Wiese (1996) argues that phrasal compounds do not provide counter-evidence against the LIH, as the phrasal part in such a compound constitutes something like a quotation, used as an encapsulated element. The crucial evidence here is provided by "phrasal" parts which clearly stem from a different language or even a completely different sign system, such as: the @-sign, his rien-ne-va-plus-attitude.

Spencer (2005) identifies another apparent violation to the LIH in the following examples: pre- and even to some extent post-war economics, pro- as opposed to anti-war, and hypo- and not hyperglycemic. However, he also notes that there is currently wide variability, and in many respects, unpredictability, in the kinds of situations that permit the coordination of prefixes in this way.

Bruening (2018) argues that phrasal syntax has access to the morphological structure of words. There are apparent cases of prefix coordination such as the one below from Chaves (2008):

| Pre- and post-revolutionary France were very different from each other. |

Proponents of the LIH argue that such examples are underlying coordinated phrases (*pre-revolutionary France and post-revolutionary France*) with ellipsis of repeated material, making this a phonological and not syntactic phenomenon. However, the following examples demonstrate that the ellipsis must target morphological constituents and not just identical phonological strings. In other words, it can access the morphological structure within the words, directly contradicting the LIH.

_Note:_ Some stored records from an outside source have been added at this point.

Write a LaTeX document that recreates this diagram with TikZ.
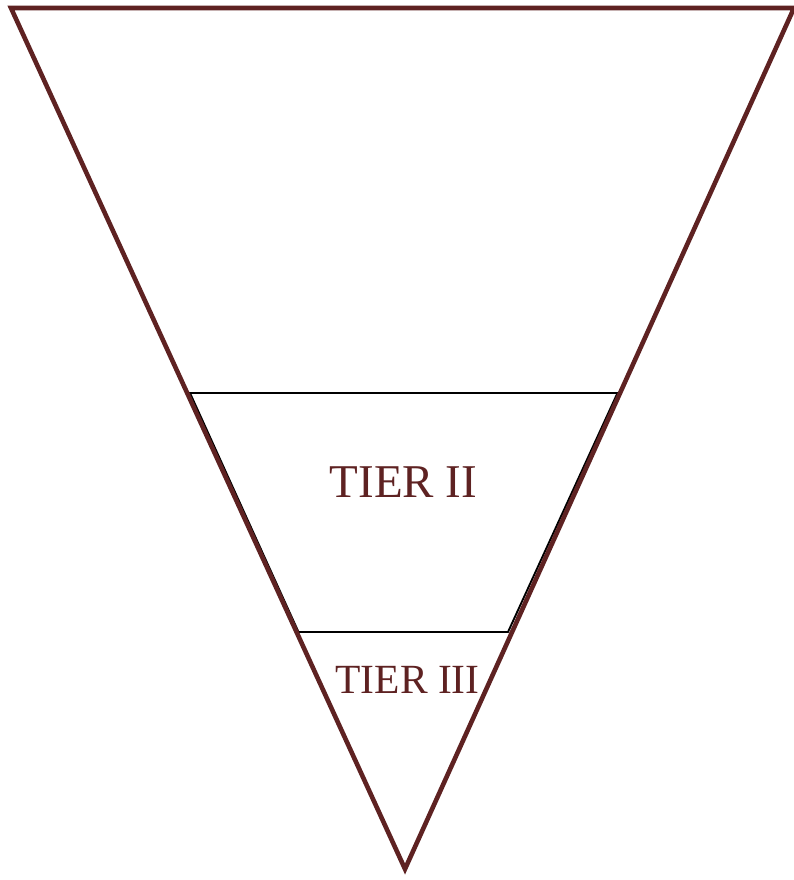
\documentclass[tikz,border=0pt]{standalone}
\usepackage{fontspec}
\setmainfont{Liberation Serif}
\definecolor{maroon}{RGB}{94,34,34}
\tikzset{
  funnel/.style={draw=maroon, line width=4.6pt, line join=miter},
  tierline/.style={draw=black, line width=1.9pt},
  tierlabel/.style={text=maroon, inner sep=0pt, anchor=base}
}
\begin{document}
\begin{tikzpicture}[x=1pt,y=-1pt]
\useasboundingbox (0,0) rectangle (794,880);
% funnel vertices
\coordinate (tl) at (11,8);
\coordinate (tr) at (794,8);
\coordinate (bt) at (405,869);
% tier II trapezoid
\coordinate (a1) at (190,393);
\coordinate (a2) at (617.5,393);
\coordinate (b2) at (508,632);
\coordinate (b1) at (298.5,632);
\draw[tierline] (a1) -- (a2) -- (b2) -- (b1) -- cycle;
\draw[funnel] (tl) -- (tr) -- (bt) -- cycle;
\node[tierlabel, font=\fontsize{47}{56}\selectfont] (t2) at (403.5,497) {TIER II};
\node[tierlabel, font=\fontsize{41.5}{50}\selectfont] (t3) at (407.5,693) {TIER III};
\end{tikzpicture}
\end{document}
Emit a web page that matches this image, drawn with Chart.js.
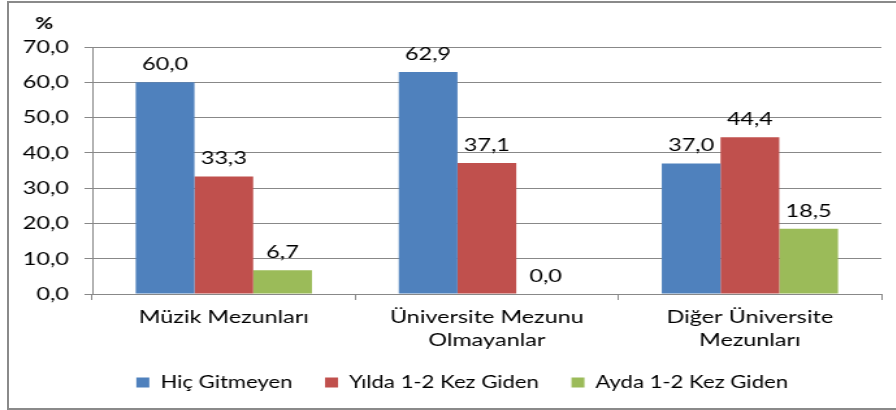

| You can pre- or re-mix it. *They produce cranber- and dai-ry products. | Bing and Sidney Crosby (are not related). *The room was full of bing- and bon-go players. |

A language that seems to violate the LIH with regards to their complex predicates is Arrernte, as Henderson (2002) observes. Complex predicates in this language may have non-verbal morphemes intervening within the constituents, for example: arrernelheme is split by the word akewele ('supposedly').